AT&T's decision to waive its $175 cancellation penalty through July 31 is the first sign of a loosening in policy toward customer contracts.
But do not expect such flexibility to last. Earlier this month, major carriers persuaded the Federal Communications Commission to forestall for the third time a rule that would let customers use the same cellphone number among different carriers.
Such delays, experts say, illustrate carriers' urgent need to hold on to customers amid a period of flagging sales and ebbing interest from investors. They will likely make it as difficult as possible for cellphone customer to switch services.
"It's gamesmanship," says Carl Hilliard, president of Wireless Consumers Alliance, a consumer advocacy group in Del Mar, Calif. "Buried in little fine print in service contracts is the fact that [customers] are locked in."
Currently, the nation's six major cellular providers charge about the same amount to cancel service. Cingular levies the lowest fee ($150) and Nextel and VoiceStream charge the highest ($200).
Each carrier grants a short trial period, from a few days to a month, for new users to test its service. After the trial period, however, the companies' cancellation fees apply until the contract expires.
While the federal regulators set no limits on what companies can charge for early termination, some government officials have acted when they believe fees are too high. Iowa's attorney general recently sued United States Cellular a national carrier focusing on midsize cities after customers complained about "break fees" as high as $300. The company agreed in May to limit the fee to $150.
Cancellation fees became standard industry practice in the mid-1980s.
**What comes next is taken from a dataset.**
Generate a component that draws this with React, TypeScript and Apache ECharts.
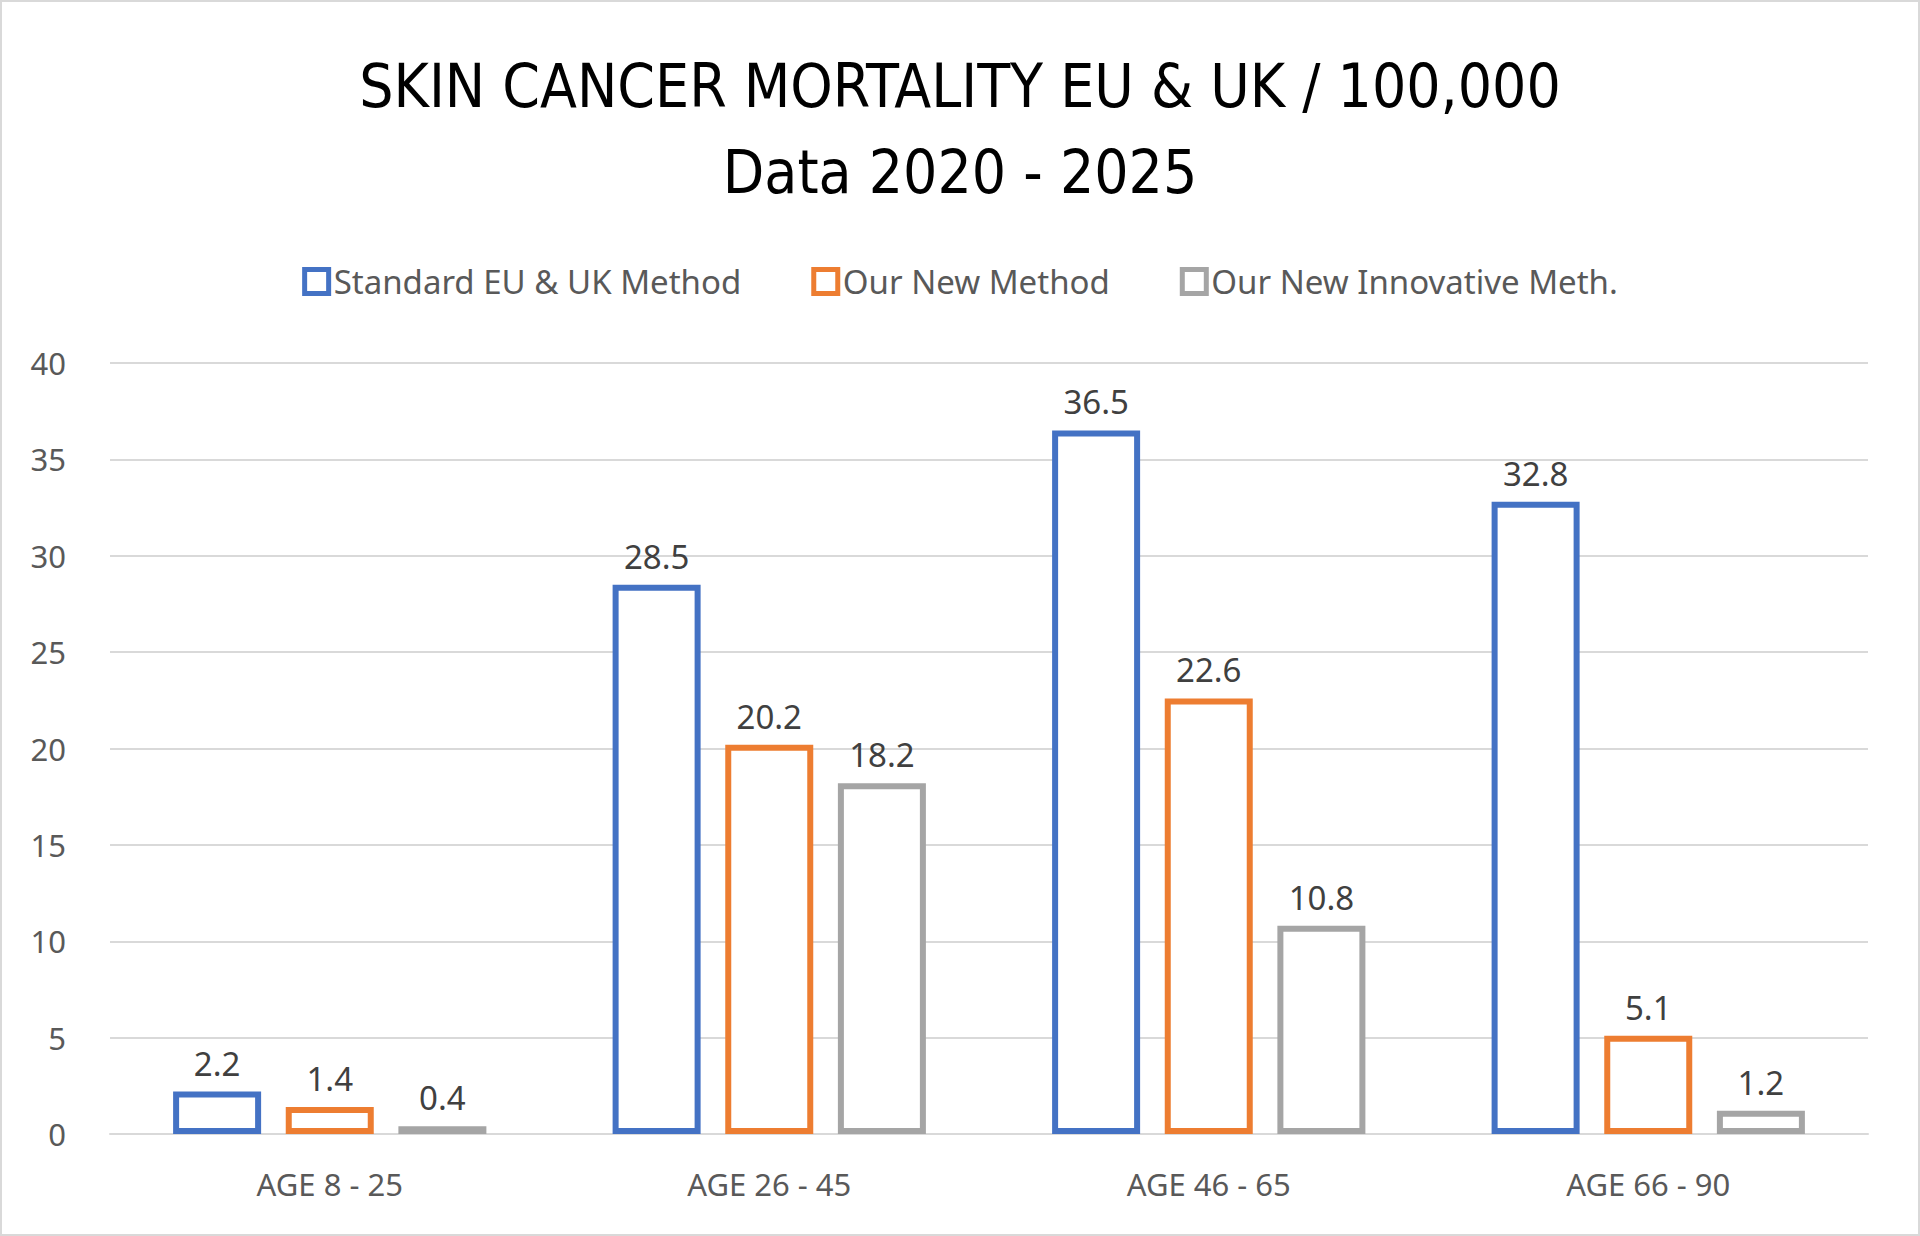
import React, { useEffect, useRef } from "react";
import * as echarts from "echarts";

const categories = ["AGE 8 - 25", "AGE 26 - 45", "AGE 46 - 65", "AGE 66 - 90"];
const standard = [2.2, 28.5, 36.5, 32.8];
const newMethod = [1.4, 20.2, 22.6, 5.1];
const innovative = [0.4, 18.2, 10.8, 1.2];
const seriesNames = ["Standard EU & UK Method", "Our New Method", "Our New Innovative Meth."];
const colors = ["#4472C4", "#ED7D31", "#A5A5A5"];

export default function App() {
  const ref = useRef<HTMLDivElement>(null);
  useEffect(() => {
    const chart = echarts.init(ref.current!, null, { renderer: "svg" });
    const datas = [standard, newMethod, innovative];
    const font = "Noto Sans";
    chart.setOption({
      animation: false,
      backgroundColor: "#fff",
      title: {
        text: "SKIN CANCER MORTALITY EU & UK / 100,000\nData 2020 - 2025",
        left: "center",
        top: 36,
        textStyle: {
          fontFamily: "'DejaVu Sans Condensed', sans-serif",
          fontSize: 60,
          fontWeight: "normal",
          lineHeight: 86,
          color: "#000",
        },
      },
      legend: {
        top: 258,
        left: "center",
        itemGap: 70,
        itemWidth: 24,
        itemHeight: 24,
        icon: "rect",
        textStyle: { fontFamily: font, fontSize: 33, color: "#595959" },
        data: seriesNames.map((n, i) => ({
          name: n,
          itemStyle: { color: "#fff", borderColor: colors[i], borderWidth: 5 },
        })),
      },
      grid: { left: 108, right: 50, top: 361, bottom: 100 },
      xAxis: {
        type: "category",
        data: categories,
        axisTick: { show: false },
        axisLine: { lineStyle: { color: "#d9d9d9", width: 2 } },
        axisLabel: { fontFamily: font, fontSize: 31, color: "#595959", margin: 34 },
      },
      yAxis: {
        type: "value",
        min: 0,
        max: 40,
        interval: 5,
        splitLine: { lineStyle: { color: "#d9d9d9", width: 2 } },
        axisLabel: { fontFamily: font, fontSize: 31, color: "#595959", margin: 44 },
      },
      series: datas.map((d, i) => ({
        name: seriesNames[i],
        type: "bar",
        data: d,
        barWidth: 88,
        barGap: "28%",
        itemStyle: { color: "#fff", borderColor: colors[i], borderWidth: 6 },
        label: {
          show: true,
          position: "top",
          distance: 12,
          fontFamily: font,
          fontSize: 33,
          color: "#404040",
        },
      })),
    });
    return () => chart.dispose();
  }, []);
  return (
    <div
      style={{
        position: "fixed",
        left: 0,
        top: 0,
        width: 1920,
        height: 1236,
        boxSizing: "border-box",
        border: "2px solid #d9d9d9",
        background: "#fff",
      }}
    >
      <div ref={ref} style={{ width: "100%", height: "100%" }} />
    </div>
  );
}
Back then, the cost of a cellphone was prohibitively high about $800. As a result, the industry received permission from federal regulators to bundle the cost of the handset and service.
In addition, cellular companies began to subsidize the cost of handsets by $100 and more. "Phones have been devalued because carriers have had an ongoing policy of giving away phones for free," says Ken Hyers, an analyst with market-research firm In-Stat MDR, in Scottsdale, Ariz.
Because of the phone subsidy, experts estimate that companies do not profit from a customer until 10 months into the service contract. High early-termination fees were instituted to discourage customers from cancelling and to cover the cost of the phone in case they do.